シミュレーションに力を入れた国立伝染病センター
現在、基礎工事が進んでいる国立伝染病センターの建設プロジェクトでは、施主から要求されたのは施工モデルと竣工モデル、FMモデルだ。さらに施工の品質保証をBIMで実行するための実施計画の作成なども求められた。
「契約書にはFMで使われるOmniClassやCOBieなどの用語が並び、BIMモデルからFM用のデータベースが作れるように、属性情報の入力方法について具体的な指示があった」とKOAのディレクター、安田裕気郎氏は語る。
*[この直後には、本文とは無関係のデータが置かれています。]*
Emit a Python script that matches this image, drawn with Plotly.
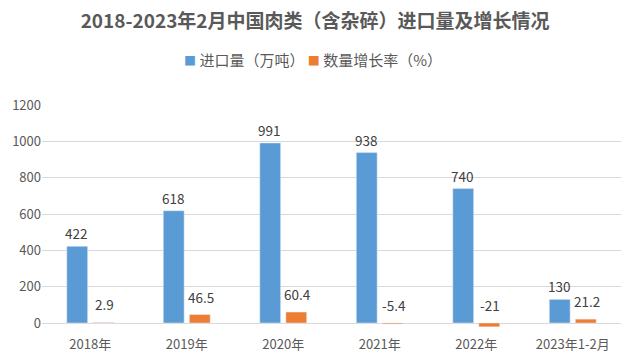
import plotly.graph_objects as go

categories = ["2018年", "2019年", "2020年", "2021年", "2022年", "2023年1-2月"]
import_volume = [422, 618, 991, 938, 740, 130]
growth_rate = [2.9, 46.5, 60.4, -5.4, -21, 21.2]
y_ticks = [0, 200, 400, 600, 800, 1000, 1200]
series_names = ["进口量（万吨）", "数量增长率（%）"]
series_colors = ["#5B9BD5", "#ED7D31"]

FONT = "Noto Sans CJK SC, Microsoft YaHei, sans-serif"
GRAY = "#595959"
LABEL = "#404040"

fig = go.Figure()
fig.add_trace(go.Bar(name=series_names[0], x=categories, y=import_volume,
                     marker_color=series_colors[0]))
fig.add_trace(go.Bar(name=series_names[1], x=categories, y=growth_rate,
                     marker_color=series_colors[1]))

annotations = []
for c, v in zip(categories, import_volume):
    annotations.append(dict(x=c, y=max(v, 0), text=str(v), showarrow=False,
                            xshift=-14, yshift=1, yanchor="bottom",
                            font=dict(size=13.5, color=LABEL, family=FONT)))
for c, v in zip(categories, growth_rate):
    annotations.append(dict(x=c, y=max(v, 0), text=f"{v:g}", showarrow=False,
                            xshift=14, yshift=6, yanchor="bottom",
                            font=dict(size=13.5, color=LABEL, family=FONT)))

# compact legend drawn as text (matches the reference's tight spacing)
legend_text = " ".join(
    f'<span style="color:{col};font-size:12px">■</span> {name}'
    for name, col in zip(series_names, series_colors)
)
annotations.append(dict(xref="paper", yref="paper", x=0.468, y=1.205,
                        xanchor="center", yanchor="middle", showarrow=False,
                        text=legend_text,
                        font=dict(size=15, color=GRAY, family=FONT)))

fig.update_layout(
    width=634, height=352,
    margin=dict(l=42, r=13, t=105, b=25),
    paper_bgcolor="white", plot_bgcolor="white",
    barmode="group", bargap=0.46, bargroupgap=0.2,
    showlegend=False,
    title=dict(text="<b>2018-2023年2月中国肉类（含杂碎）进口量及增长情况</b>",
               x=0.497, xanchor="center", y=0.94, yanchor="middle",
               font=dict(size=19, color=GRAY, family=FONT)),
    font=dict(family=FONT, color=GRAY),
    annotations=annotations,
    xaxis=dict(showline=False, ticks="", ticklabelstandoff=8, automargin=False,
               tickfont=dict(size=13, color=GRAY, family=FONT)),
    yaxis=dict(range=[-22, 1200], tickvals=y_ticks, showgrid=True, automargin=False,
               gridcolor="#D9D9D9", zeroline=False, ticks="",
               tickfont=dict(size=13, color=GRAY, family=FONT)),
)
fig.write_html("out.html")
「例えば、属性情報については設備機器のメンテナンスや交換時期、メーカーへの連絡がすぐに行えるようにするための20項目の基本情報に加え、設備の種類によっては運用・維持管理マニュアルやスペアパーツと連携した属性も必要に応じて入れることを、施主から求められた。FMでは建築部分よりも設備の方が重要だ」(安田氏)。
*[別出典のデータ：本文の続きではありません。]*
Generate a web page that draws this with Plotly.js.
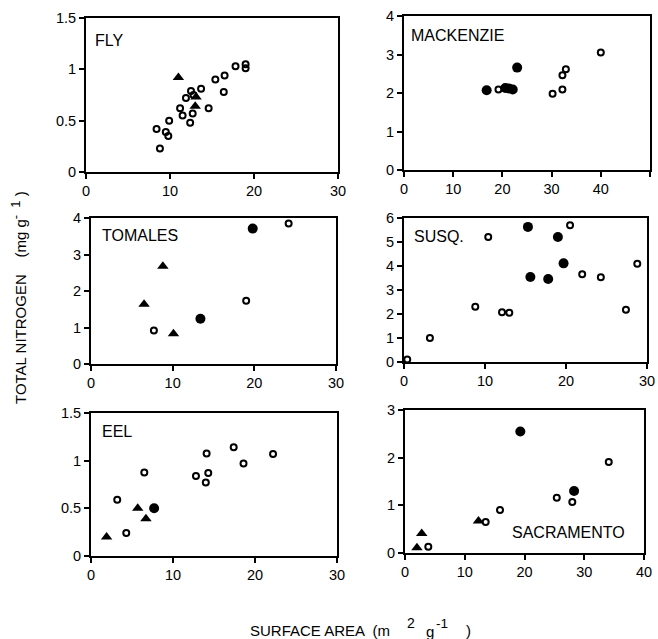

KOAはその前に行ったプロジェクトの経験をフィードバックし、さらに自主的なBIM活用を広げた。施工図作成のほか、躯体や狭い場所での設備の施工シミュレーションや上部空間・天井内スペースのチェック、さらには3Dプリンターによる施工検討や法規チェックまで、現場での施工前に、細部まで施工方法や法規との適合性をBIMモデルで確認しているのだ。
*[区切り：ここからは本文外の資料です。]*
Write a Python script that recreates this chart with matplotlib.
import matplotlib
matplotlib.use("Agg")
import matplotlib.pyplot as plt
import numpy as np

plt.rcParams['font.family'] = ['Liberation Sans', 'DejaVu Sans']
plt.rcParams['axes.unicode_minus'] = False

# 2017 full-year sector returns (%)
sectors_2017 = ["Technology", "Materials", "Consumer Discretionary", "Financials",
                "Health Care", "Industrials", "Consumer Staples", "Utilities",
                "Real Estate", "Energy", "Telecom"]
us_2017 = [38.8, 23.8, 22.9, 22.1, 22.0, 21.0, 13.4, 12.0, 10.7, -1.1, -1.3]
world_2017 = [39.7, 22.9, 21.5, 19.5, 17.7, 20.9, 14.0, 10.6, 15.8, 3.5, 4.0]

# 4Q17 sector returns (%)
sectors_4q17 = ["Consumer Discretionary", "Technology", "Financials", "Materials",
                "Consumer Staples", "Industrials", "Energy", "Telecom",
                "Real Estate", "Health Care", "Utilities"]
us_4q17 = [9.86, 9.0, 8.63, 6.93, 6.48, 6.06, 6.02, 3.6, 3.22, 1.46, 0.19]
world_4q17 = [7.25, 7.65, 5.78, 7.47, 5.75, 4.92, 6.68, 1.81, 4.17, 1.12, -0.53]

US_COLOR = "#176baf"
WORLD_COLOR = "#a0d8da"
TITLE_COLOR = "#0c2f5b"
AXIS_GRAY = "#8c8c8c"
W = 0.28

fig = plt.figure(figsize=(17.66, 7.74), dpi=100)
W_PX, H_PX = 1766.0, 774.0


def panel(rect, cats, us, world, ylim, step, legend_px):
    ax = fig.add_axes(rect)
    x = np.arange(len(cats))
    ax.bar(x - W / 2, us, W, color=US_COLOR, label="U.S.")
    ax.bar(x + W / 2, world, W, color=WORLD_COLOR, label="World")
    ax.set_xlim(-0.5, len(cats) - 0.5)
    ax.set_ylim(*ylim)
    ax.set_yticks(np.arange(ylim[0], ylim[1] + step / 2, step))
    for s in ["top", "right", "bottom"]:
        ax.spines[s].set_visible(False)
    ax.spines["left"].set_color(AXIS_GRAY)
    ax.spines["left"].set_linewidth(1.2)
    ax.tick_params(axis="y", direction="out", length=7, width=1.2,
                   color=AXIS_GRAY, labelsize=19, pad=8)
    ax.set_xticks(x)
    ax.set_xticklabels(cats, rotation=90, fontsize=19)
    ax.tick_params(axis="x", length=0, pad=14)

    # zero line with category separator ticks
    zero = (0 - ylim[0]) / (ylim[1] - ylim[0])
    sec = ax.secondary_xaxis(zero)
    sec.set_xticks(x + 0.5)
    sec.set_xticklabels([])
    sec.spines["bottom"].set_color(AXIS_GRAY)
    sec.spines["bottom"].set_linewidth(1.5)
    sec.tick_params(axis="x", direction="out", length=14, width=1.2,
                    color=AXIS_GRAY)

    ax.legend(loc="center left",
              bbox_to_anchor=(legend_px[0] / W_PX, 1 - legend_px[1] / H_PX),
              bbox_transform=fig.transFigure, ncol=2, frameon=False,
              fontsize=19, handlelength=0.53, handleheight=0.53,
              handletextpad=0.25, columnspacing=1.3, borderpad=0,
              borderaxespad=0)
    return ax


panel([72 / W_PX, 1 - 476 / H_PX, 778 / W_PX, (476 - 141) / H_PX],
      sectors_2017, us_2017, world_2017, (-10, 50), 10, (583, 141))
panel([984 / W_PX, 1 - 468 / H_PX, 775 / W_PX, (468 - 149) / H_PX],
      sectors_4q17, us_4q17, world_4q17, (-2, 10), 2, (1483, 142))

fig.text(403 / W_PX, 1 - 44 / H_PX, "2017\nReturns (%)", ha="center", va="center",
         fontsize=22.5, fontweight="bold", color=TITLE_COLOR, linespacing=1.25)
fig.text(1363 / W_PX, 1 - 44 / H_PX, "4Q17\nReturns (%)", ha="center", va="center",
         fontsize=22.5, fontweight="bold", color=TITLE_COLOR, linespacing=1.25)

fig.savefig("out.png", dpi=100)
このプロジェクトは、天井と躯体の間が狭い部分がある。勾配のある通路とエスカレーターが交錯する部分の空間を、スムーズに通行できるかなどの検討にBIMモデルを使った。
シンガポールの建物は、一般的に天井と躯体との間が狭い。その間の空間に施工する空調・衛生・電気などの設備は、3Dで納まりを確認しておくのはもちろん、施工可能な取り付け順序もよく検討し、作業員に分かりやすく伝えることも重要だ。
「ダクトのフランジを締め付けるときに、ボルトを締める作業員の手が入らない場合もあるので、入念に確認しておく必要がある」と安田氏は言う。
BIMモデルで天井の高さなど設計与条件での納まりを確認し、施工が不可能な場合は、そのBIMモデルを施主や設計事務所に示して説明し、解決策を検討することになる。分かりやすいBIMモデルを使うことによって、こうした問題も以前よりスムーズに解決するようになった。